> _The task_: Skip all pictures. Write out the data below from its first line through the line that contains "(0,0) rectangle (874,543);".

### Data to process

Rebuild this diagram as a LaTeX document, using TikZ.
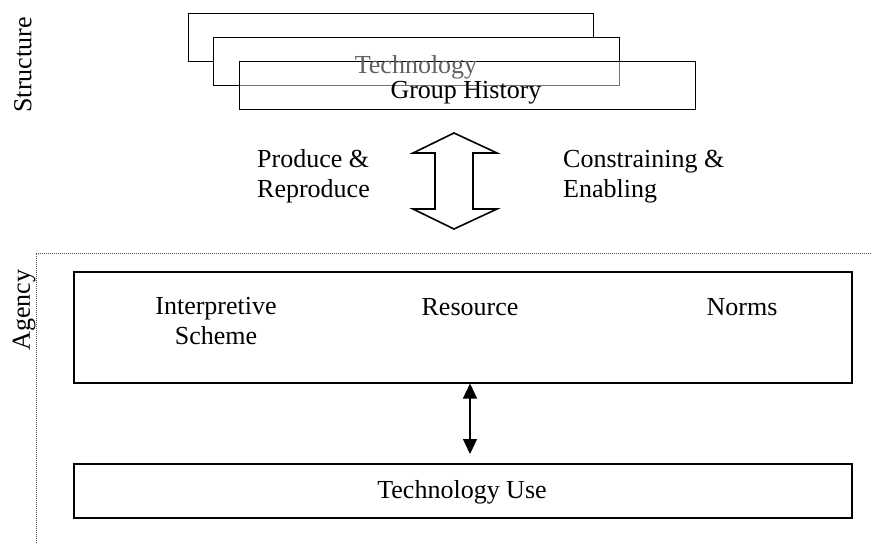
\documentclass[tikz,border=0pt]{standalone}
\usepackage{fontspec}
\setmainfont{Liberation Serif}
\usetikzlibrary{arrows.meta,calc}
\begin{document}
\begin{tikzpicture}[x=1pt,y=-1pt,
  font=\fontsize{26}{30}\selectfont,
  sbox/.style={draw, line width=1.4pt, fill=white, inner sep=0pt, anchor=north west},
  abox/.style={draw, line width=1.5pt, inner sep=0pt, anchor=north west},
  lbl/.style={inner sep=0pt},
  frame/.style={draw=black!70, line width=0.9pt, dash pattern=on 1pt off 1pt},
  blockarrow/.style={draw, line width=1.6pt, line join=miter, fill=white},
  tip/.style={{Triangle[length=15pt,width=14pt]}-{Triangle[length=15pt,width=14pt]}}]
\useasboundingbox (0,0) rectangle (874,543);

% structure side
\node[lbl, rotate=90] (structure) at (23,65) {Structure};
\node[sbox, minimum width=405pt, minimum height=48pt] (b1) at (188,13) {};
\node[sbox, minimum width=406pt, minimum height=48pt] (b2) at (213,37) {};
\node[sbox, fill opacity=0.45, minimum width=456pt, minimum height=48pt] (b3) at (239,61) {};
\node[lbl, anchor=base, text=black!62] (tech) at (416,73) {Technology};
\node[lbl, anchor=base] (hist) at (466,98) {Group History};

% block double arrow
\draw[blockarrow] (454,133) -- (497,153) -- (473,153) -- (473,209) -- (497,209)
  -- (454,229) -- (413,209) -- (435,209) -- (435,153) -- (413,153) -- cycle;
\node[lbl, anchor=base west, align=left] (prod) at (257,197) {Produce \&\\Reproduce};
\node[lbl, anchor=base west, align=left] (cons) at (563,197) {Constraining \&\\Enabling};

% agency side
\draw[frame] (36,543) -- (36,253) -- (872,253);
\node[lbl, rotate=90] (agencylbl) at (24,310) {Agency};
\node[abox, minimum width=778pt, minimum height=111pt] (agency) at (73,271) {};
\node[lbl, anchor=base, align=center] (interp) at (216,344) {Interpretive\\Scheme};
\node[lbl, anchor=base] (res) at (470,315) {Resource};
\node[lbl, anchor=base] (norms) at (742,315) {Norms};
\node[abox, minimum width=778pt, minimum height=54pt] (use) at (73,463) {};
\node[lbl, anchor=base] (uselbl) at (462,498) {Technology Use};
\coordinate (ax) at (470,0);
\draw[tip, line width=1.2pt] (agency.south -| ax) -- ($(use.north -| ax)+(0,-9)$);
\end{tikzpicture}
\end{document}
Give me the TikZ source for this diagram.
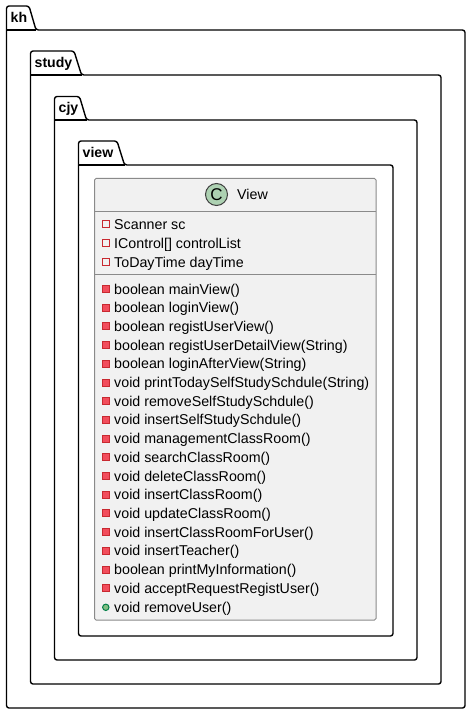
\documentclass[tikz,border=0pt]{standalone}
\usepackage{fontspec}
\setmainfont{Liberation Sans}
\definecolor{pumlborder}{HTML}{8A8A8A}
\definecolor{pumlfill}{HTML}{F1F1F1}
\definecolor{privline}{HTML}{C82930}
\definecolor{privfill}{HTML}{F24D5C}
\definecolor{publine}{HTML}{038048}
\definecolor{pubfill}{HTML}{84BE84}
\definecolor{spotfill}{HTML}{ADD1B2}
\tikzset{
  pkg/.style={draw=black,line width=1.4pt,fill=white,rounded corners=2.5pt,line join=round},
  pkgtext/.style={anchor=base west,inner sep=0pt,font=\fontsize{14.1}{16}\selectfont\bfseries,text=black},
  member/.style={anchor=base west,inner sep=0pt,font=\fontsize{14.25}{16}\selectfont,text=black},
  classbox/.style={draw=pumlborder,line width=1pt,fill=pumlfill,rounded corners=1.5pt},
  sepline/.style={draw=pumlborder,line width=1pt},
  privfield/.style={draw=privline,line width=1pt,fill=none},
  privmeth/.style={draw=privline,line width=1pt,fill=privfill},
  pubmeth/.style={draw=publine,line width=1pt,fill=pubfill},
}
\newcommand{\pkgbox}[8]{%
  \path[pkg] (#2,#4) -- (#2,#3) -- (#5,#3) -- (#6,#4) -- (#7,#4) -- (#7,#8) -- (#2,#8) -- cycle;
  \draw[pkg,rounded corners=0pt] (#2,#4) -- (#6,#4);
}
\begin{document}
\begin{tikzpicture}[x=1pt,y=-1pt]
\useasboundingbox (0,0) rectangle (470,714);
\fill[white] (0,0) rectangle (470,714);
\pkgbox{kh}{6.5}{6}{30}{29}{36}{465}{708}
\node[pkgtext] (kh) at (10.5,23) {kh};
\pkgbox{study}{30.5}{51}{75}{74}{81.5}{441}{684}
\node[pkgtext] (study) at (34.5,68) {study};
\pkgbox{cjy}{54.5}{96.5}{120}{79.5}{86.5}{417}{660}
\node[pkgtext] (cjy) at (58.5,113) {cjy};
\pkgbox{view}{78.5}{141}{165}{117}{124.5}{393}{636}
\node[pkgtext] (view) at (82.5,158) {view};
\path[classbox] (94.5,178.5) rectangle (376,620);
\draw[sepline] (94.5,211) -- (376,211);
\draw[sepline] (94.5,274.5) -- (376,274.5);
\node[circle,draw=black!75,line width=1pt,fill=spotfill,minimum size=22pt,inner sep=0pt,font=\fontsize{17}{19}\selectfont] (spot) at (216.5,194.5) {C};
\node[member] (title) at (237,199.5) {View};
\foreach \y/\t in {229/Scanner sc,248/IControl[] controlList,267/ToDayTime dayTime}{
  \path[privfield] (102.5,\y-8.5) rectangle (109.5,\y-1.5);
  \node[member] at (114,\y) {\t};
}
\foreach \y/\t in {
 294/boolean mainView(),
 312.7/boolean loginView(),
 331.4/boolean registUserView(),
 350.1/boolean registUserDetailView(String),
 368.8/boolean loginAfterView(String),
 387.5/void printTodaySelfStudySchdule(String),
 406.2/void removeSelfStudySchdule(),
 424.9/void insertSelfStudySchdule(),
 443.6/void managementClassRoom(),
 462.3/void searchClassRoom(),
 481/void deleteClassRoom(),
 499.7/void insertClassRoom(),
 518.4/void updateClassRoom(),
 537.1/void insertClassRoomForUser(),
 555.8/void insertTeacher(),
 574.5/boolean printMyInformation(),
 593.2/void acceptRequestRegistUser()}{
  \path[privmeth] (102.5,\y-8.5) rectangle (109.5,\y-1.5);
  \node[member] at (114,\y) {\t};
}
\path[pubmeth] (105.8,607.3) circle (3.2);
\node[member] (last) at (114,612) {void removeUser()};
\end{tikzpicture}
\end{document}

######

> _Expected output_:
Rebuild this diagram as a LaTeX document, using TikZ.
\documentclass[tikz,border=0pt]{standalone}
\usepackage{fontspec}
\setmainfont{Liberation Serif}
\usetikzlibrary{arrows.meta,calc}
\begin{document}
\begin{tikzpicture}[x=1pt,y=-1pt,
  font=\fontsize{26}{30}\selectfont,
  sbox/.style={draw, line width=1.4pt, fill=white, inner sep=0pt, anchor=north west},
  abox/.style={draw, line width=1.5pt, inner sep=0pt, anchor=north west},
  lbl/.style={inner sep=0pt},
  frame/.style={draw=black!70, line width=0.9pt, dash pattern=on 1pt off 1pt},
  blockarrow/.style={draw, line width=1.6pt, line join=miter, fill=white},
  tip/.style={{Triangle[length=15pt,width=14pt]}-{Triangle[length=15pt,width=14pt]}}]
\useasboundingbox (0,0) rectangle (874,543);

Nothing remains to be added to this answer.